Hidup Raden Panji belum selesai. Ia selamat, terdampar di Bali. Pengelanaan pun dimulai berbekal cerita agung. Ia mengubah nama menjadi Kelana Jayengsari menjalankan misi perang demi perang meraih kemenangan agar Angreni bangkit alias hidup lagi. Ia bergairah menuju pertemuan dengan pujaan. Ia memilih perang beradab, bukan perang mengalirkan darah, memicu jeritan, dan menambahi jumlah kuburan. Sampailah ia di Kediri, dimintai bantuan Raja Kediri. Kerajaan mau diserang oleh Raja Gajah Angun-Angun dari Metaun. Kelana Jayengsari mau membantu Raja Kediri dengan “hadiah” Dewi Sekartaji. Kemenangan bakal menjadikan Dewi Sekartaji adalah istri bagi Kelana Jayengsari atau Raden Panji.
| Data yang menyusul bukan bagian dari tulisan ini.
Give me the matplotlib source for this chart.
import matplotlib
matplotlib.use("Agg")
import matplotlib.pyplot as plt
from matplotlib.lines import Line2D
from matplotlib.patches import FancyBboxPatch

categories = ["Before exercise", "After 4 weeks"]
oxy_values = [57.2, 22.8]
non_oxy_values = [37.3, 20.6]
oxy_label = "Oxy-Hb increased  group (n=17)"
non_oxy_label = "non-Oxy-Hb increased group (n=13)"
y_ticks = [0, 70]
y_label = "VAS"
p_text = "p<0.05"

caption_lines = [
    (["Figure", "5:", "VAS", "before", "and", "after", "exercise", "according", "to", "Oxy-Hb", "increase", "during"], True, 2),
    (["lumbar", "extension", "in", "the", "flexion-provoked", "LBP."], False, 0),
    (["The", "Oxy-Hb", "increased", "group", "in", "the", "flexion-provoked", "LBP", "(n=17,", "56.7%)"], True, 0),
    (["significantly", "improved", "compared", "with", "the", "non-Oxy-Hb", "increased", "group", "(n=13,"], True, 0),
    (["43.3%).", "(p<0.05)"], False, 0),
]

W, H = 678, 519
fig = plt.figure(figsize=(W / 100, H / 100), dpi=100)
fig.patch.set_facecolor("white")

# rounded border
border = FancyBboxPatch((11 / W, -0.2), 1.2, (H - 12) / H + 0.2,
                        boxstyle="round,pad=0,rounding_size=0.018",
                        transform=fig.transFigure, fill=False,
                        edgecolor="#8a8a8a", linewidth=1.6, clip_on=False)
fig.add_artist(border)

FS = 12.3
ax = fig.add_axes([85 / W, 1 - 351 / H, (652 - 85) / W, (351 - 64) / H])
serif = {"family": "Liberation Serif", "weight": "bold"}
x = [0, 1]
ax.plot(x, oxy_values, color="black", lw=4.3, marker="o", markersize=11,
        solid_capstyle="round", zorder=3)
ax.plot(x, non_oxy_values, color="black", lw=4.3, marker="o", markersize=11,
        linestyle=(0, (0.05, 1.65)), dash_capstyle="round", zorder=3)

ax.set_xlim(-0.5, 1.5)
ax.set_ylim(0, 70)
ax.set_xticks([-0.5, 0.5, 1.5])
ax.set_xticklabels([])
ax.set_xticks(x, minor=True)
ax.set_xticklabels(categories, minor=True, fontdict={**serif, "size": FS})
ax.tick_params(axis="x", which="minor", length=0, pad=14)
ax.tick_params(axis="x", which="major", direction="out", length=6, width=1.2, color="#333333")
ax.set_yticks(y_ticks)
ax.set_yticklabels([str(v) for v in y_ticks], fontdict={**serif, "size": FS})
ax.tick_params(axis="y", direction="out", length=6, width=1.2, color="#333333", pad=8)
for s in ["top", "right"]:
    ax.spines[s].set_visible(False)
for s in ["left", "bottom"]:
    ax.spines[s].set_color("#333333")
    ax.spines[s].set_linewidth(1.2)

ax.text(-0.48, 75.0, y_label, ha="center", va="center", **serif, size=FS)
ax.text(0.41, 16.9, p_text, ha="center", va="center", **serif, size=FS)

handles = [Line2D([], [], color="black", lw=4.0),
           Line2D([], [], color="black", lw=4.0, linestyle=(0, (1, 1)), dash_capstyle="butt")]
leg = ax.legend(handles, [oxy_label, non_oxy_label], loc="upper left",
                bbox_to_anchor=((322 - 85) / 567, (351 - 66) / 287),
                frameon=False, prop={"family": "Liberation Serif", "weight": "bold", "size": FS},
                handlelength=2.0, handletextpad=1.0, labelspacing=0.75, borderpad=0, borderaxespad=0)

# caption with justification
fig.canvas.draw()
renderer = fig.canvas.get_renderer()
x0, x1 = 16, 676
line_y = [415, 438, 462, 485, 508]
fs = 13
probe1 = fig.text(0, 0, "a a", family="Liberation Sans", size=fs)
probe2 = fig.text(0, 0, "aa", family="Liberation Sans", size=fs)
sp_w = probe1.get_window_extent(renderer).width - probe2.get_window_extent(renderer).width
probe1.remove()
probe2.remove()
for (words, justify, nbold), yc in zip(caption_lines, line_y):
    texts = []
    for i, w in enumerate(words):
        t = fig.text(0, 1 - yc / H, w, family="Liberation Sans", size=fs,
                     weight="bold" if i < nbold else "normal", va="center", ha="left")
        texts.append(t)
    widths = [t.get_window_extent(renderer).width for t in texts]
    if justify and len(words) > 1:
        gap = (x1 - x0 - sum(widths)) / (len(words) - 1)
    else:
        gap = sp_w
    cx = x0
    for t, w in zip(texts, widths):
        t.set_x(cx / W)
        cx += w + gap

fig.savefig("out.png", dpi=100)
Adegan heroik dan lucu dalam perang. Dewi Sekartaji menemui Kelana Jayengsari untuk mendampingi dalam perang. Petikan di cerita: “Kelana Jayengsari menoleh ke belakang ketika ia mendengar teriakan itu. Ia terkejut bukan main! Hampir-hampir ia terjatuh dari atas kudanya. Seluruh badannya gemetar. Matanya berkunang-kunang melihat seorang putri cantik yang sedang berdiri di hadapannya.” Ia tak sadar berkata: “Angreni, oh, Angreni, isteriku. Benarkah engkau ini Angreni yang telah datang kembali? Ah, Angreni engkau benar-benar menjadi lebih cantik dan mempesonakan.” Ia masih selalu teringat Angreni. Di depan, ia berhadapan Dewi Sekartaji mirip banget dengan Angreni. Raden Panji memenangi sekian perang dan menikahlah dengan Dewi Sekartaji.
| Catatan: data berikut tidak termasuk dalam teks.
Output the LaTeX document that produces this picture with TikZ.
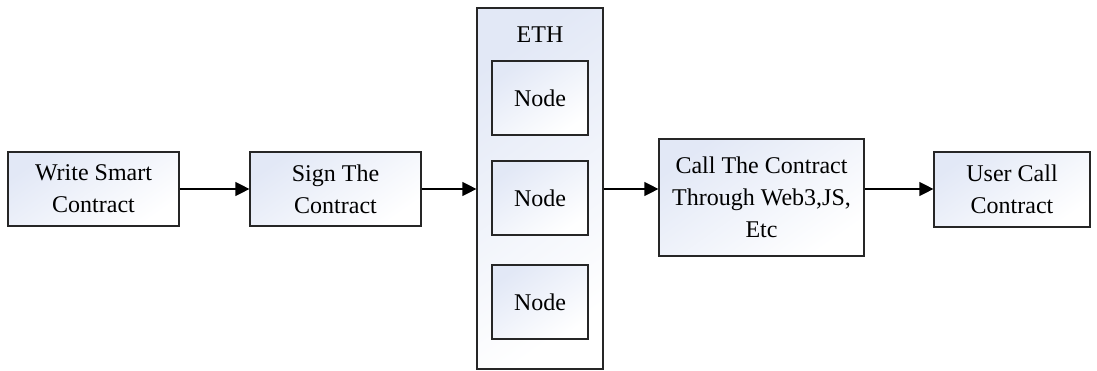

Kebahagiaan dilengkapi bisikan dari langit. Raden Panji dan Dewi Sekartaji mendengar serius: “Para Dewa tidak menghendaki dua puteri yang kau kasihi berwajah sama. Perpaduan kedua puteri itu bagaikan sebutir cahaya bintang di langit. Angreni bersama inang pengsuhnya turun sejenak ke bumi untuk membuktikan kepadamu bahwa kedua orang puteri yang kau cintai itu telah menjadi satu. Angreni bagaikan cahaya bulan. Sinar cahaya bulan memancar ke wajah Dewi Sekartaji dan menjelma menjadi Dewi Persatuan. Dewi Persatuan itu selanjutnya akan bernama Dewi Candrakirana atau cahaya bulan!” Cerita berakhir. Murid-murid SD mulai mencari hikmah buku dan merenung tentang kecantikan, kematian, dan kegilaan. Semua itu berakhir bahagia. Begitu.